INFORMATION SUPPLIED:
-- -- --

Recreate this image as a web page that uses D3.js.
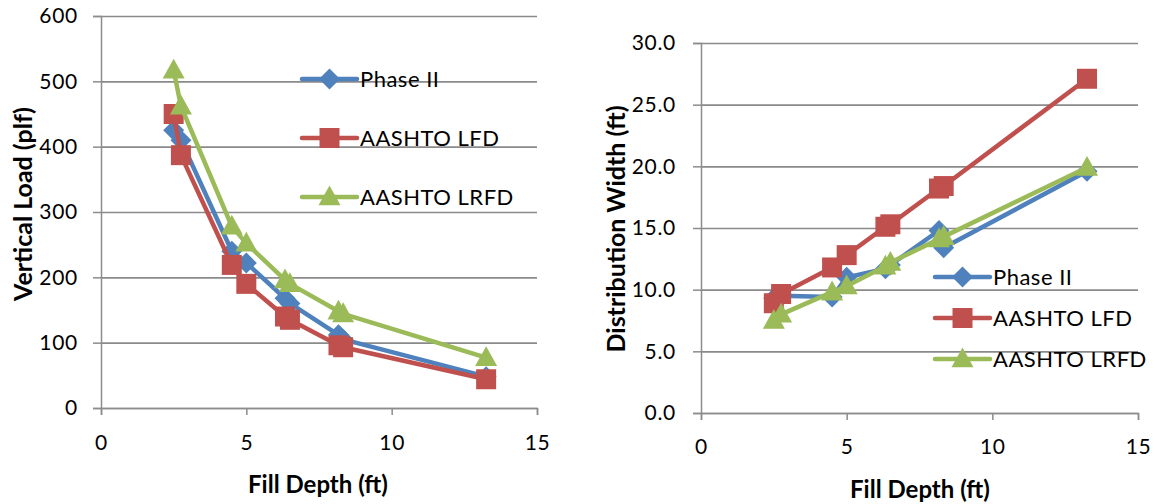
<!DOCTYPE html>
<html>
<head>
<meta charset="utf-8">
<script src="https://cdn.jsdelivr.net/npm/d3@7/dist/d3.min.js"></script>
<style>
  html, body { margin: 0; padding: 0; background: #fff; }
  svg { display: block; }
  text { font-family: Lato, "Open Sans", sans-serif; fill: #000; }
</style>
</head>
<body>
<svg id="chart" width="1155" height="504"></svg>
<script>
// Fill depth (ft) for each measured case
const fillDepth = [2.5, 2.75, 4.5, 5.0, 6.33, 6.5, 8.17, 8.33, 13.25];

// Vertical load (plf)
const loadPhaseII = [425, 410, 240, 222, 168, 160, 112, 105, 48];
const loadLFD     = [450, 387, 219, 190, 140, 135, 96, 93, 44];
const loadLRFD    = [517, 462, 278, 252, 196, 190, 148, 144, 77];

// Distribution width (ft)
const widthPhaseII = [9.3, 9.5, 9.4, 11.0, 11.7, 12.0, 14.8, 13.4, 19.6];
const widthLFD     = [8.9, 9.65, 11.8, 12.8, 15.1, 15.3, 18.2, 18.4, 27.1];
const widthLRFD    = [7.5, 8.0, 9.8, 10.3, 11.9, 12.2, 14.1, 14.3, 19.9];

const seriesNames = ["Phase II", "AASHTO LFD", "AASHTO LRFD"];
const xTicks = [0, 5, 10, 15];
const loadTicks = [0, 100, 200, 300, 400, 500, 600];
const widthTicks = [0, 5, 10, 15, 20, 25, 30];

const colors = ["#4F81BD", "#C0504D", "#9BBB59"];
const markers = ["diamond", "square", "triangle"];

const svg = d3.select("#chart");

function markerPath(kind, s) {
  const p = d3.path();
  if (kind === "diamond") {
    p.moveTo(0, -s); p.lineTo(s, 0); p.lineTo(0, s); p.lineTo(-s, 0); p.closePath();
  } else if (kind === "square") {
    p.rect(-s, -s, 2 * s, 2 * s);
  } else {
    p.moveTo(0, -s * 1.05); p.lineTo(s, s * 0.75); p.lineTo(-s, s * 0.75); p.closePath();
  }
  return p.toString();
}
const markerSize = { diamond: 10.5, square: 10, triangle: 11 };

function styleTicks(a) {
  a.select(".domain").attr("stroke", "#8c8c8c").attr("stroke-width", 1.5);
  a.selectAll("line").attr("stroke", "#8c8c8c").attr("stroke-width", 1.5);
  a.selectAll("text")
    .attr("font-family", "Lato, sans-serif")
    .attr("fill", "#000")
    .style("font-size", "21px")
    .style("letter-spacing", "0.7px");
}

function drawPanel(cfg) {
  const g = svg.append("g");
  const x = d3.scaleLinear().domain([0, 15]).range([cfg.left, cfg.right]);
  const y = d3.scaleLinear().domain(cfg.yDomain).range([cfg.bottom, cfg.top]);

  // horizontal gridlines
  g.append("g")
    .attr("transform", `translate(${cfg.left},0)`)
    .call(d3.axisLeft(y).tickValues(cfg.yTicks).tickSize(-(cfg.right - cfg.left)).tickFormat(""))
    .call(a => a.select(".domain").remove())
    .call(a => a.selectAll("line").attr("stroke", "#8a8a8a").attr("stroke-width", 1.6));

  // y axis with outside tick marks
  g.append("g")
    .attr("transform", `translate(${cfg.left},0)`)
    .call(d3.axisLeft(y).tickValues(cfg.yTicks).tickSize(8).tickPadding(cfg.yPad).tickFormat(cfg.yFormat))
    .call(styleTicks);

  // x axis
  g.append("g")
    .attr("transform", `translate(0,${cfg.bottom})`)
    .call(d3.axisBottom(x).tickValues(xTicks).tickSize(7).tickPadding(cfg.xPad).tickFormat(d3.format("d")))
    .call(styleTicks);

  // axis titles
  g.append("text")
    .attr("x", cfg.xTitle[0]).attr("y", cfg.xTitle[1])
    .attr("text-anchor", "middle")
    .style("font-size", "24px").style("font-weight", "bold")
    .text("Fill Depth (ft)");
  g.append("text")
    .attr("transform", `translate(${cfg.yTitle[0]},${cfg.yTitle[1]}) rotate(-90)`)
    .attr("text-anchor", "middle")
    .style("font-size", "25px").style("font-weight", "bold")
    .text(cfg.yTitleText);

  // series: line then markers, in series order
  const line = d3.line().x(d => x(d[0])).y(d => y(d[1]));
  cfg.series.forEach((vals, i) => {
    const pts = fillDepth.map((fd, k) => [fd, vals[k]]);
    const sg = g.append("g");
    sg.append("path").datum(pts)
      .attr("d", line)
      .attr("fill", "none")
      .attr("stroke", colors[i])
      .attr("stroke-width", 4.5)
      .attr("stroke-linejoin", "round")
      .attr("stroke-linecap", "round");
    sg.selectAll("path.mk").data(pts).join("path")
      .attr("class", "mk")
      .attr("transform", d => `translate(${x(d[0])},${y(d[1])})`)
      .attr("d", markerPath(markers[i], markerSize[markers[i]]))
      .attr("fill", colors[i]);
  });

  // legend
  seriesNames.forEach((name, i) => {
    const ly = cfg.legendY[i];
    const lg = g.append("g");
    lg.append("line")
      .attr("x1", cfg.legendX).attr("x2", cfg.legendX + 55)
      .attr("y1", ly).attr("y2", ly)
      .attr("stroke", colors[i]).attr("stroke-width", 4.5).attr("stroke-linecap", "round");
    lg.append("path")
      .attr("transform", `translate(${cfg.legendX + 27.5},${ly})`)
      .attr("d", markerPath(markers[i], markerSize[markers[i]]))
      .attr("fill", colors[i]);
    lg.append("text")
      .attr("x", cfg.legendX + 58).attr("y", ly)
      .attr("dy", "0.36em")
      .style("font-size", "22px")
      .style("letter-spacing", "0.5px")
      .text(name);
  });
}

drawPanel({
  left: 101, right: 537, top: 16, bottom: 408,
  yDomain: [0, 600], yTicks: loadTicks, yFormat: d3.format("d"), yPad: 15, xPad: 20,
  series: [loadPhaseII, loadLFD, loadLRFD],
  xTitle: [318, 493], yTitle: [32, 204], yTitleText: "Vertical Load (plf)",
  legendX: 302, legendY: [79, 138, 197]
});

drawPanel({
  left: 701, right: 1138, top: 43, bottom: 413,
  yDomain: [0, 30], yTicks: widthTicks, yFormat: d3.format(".1f"), yPad: 17, xPad: 19,
  series: [widthPhaseII, widthLFD, widthLRFD],
  xTitle: [920, 498], yTitle: [625, 229], yTitleText: "Distribution Width (ft)",
  legendX: 935, legendY: [277, 318, 359]
});
</script>
</body>
</html>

-- -- --

WHAT IS ASKED: Set the lines above down again, word for word, from the first through the one containing "8.17, 8.33, 13.25];"; pictures excluded.

TASK RESPONSE:
Recreate this image as a web page that uses D3.js.
<!DOCTYPE html>
<html>
<head>
<meta charset="utf-8">
<script src="https://cdn.jsdelivr.net/npm/d3@7/dist/d3.min.js"></script>
<style>
  html, body { margin: 0; padding: 0; background: #fff; }
  svg { display: block; }
  text { font-family: Lato, "Open Sans", sans-serif; fill: #000; }
</style>
</head>
<body>
<svg id="chart" width="1155" height="504"></svg>
<script>
// Fill depth (ft) for each measured case
const fillDepth = [2.5, 2.75, 4.5, 5.0, 6.33, 6.5, 8.17, 8.33, 13.25];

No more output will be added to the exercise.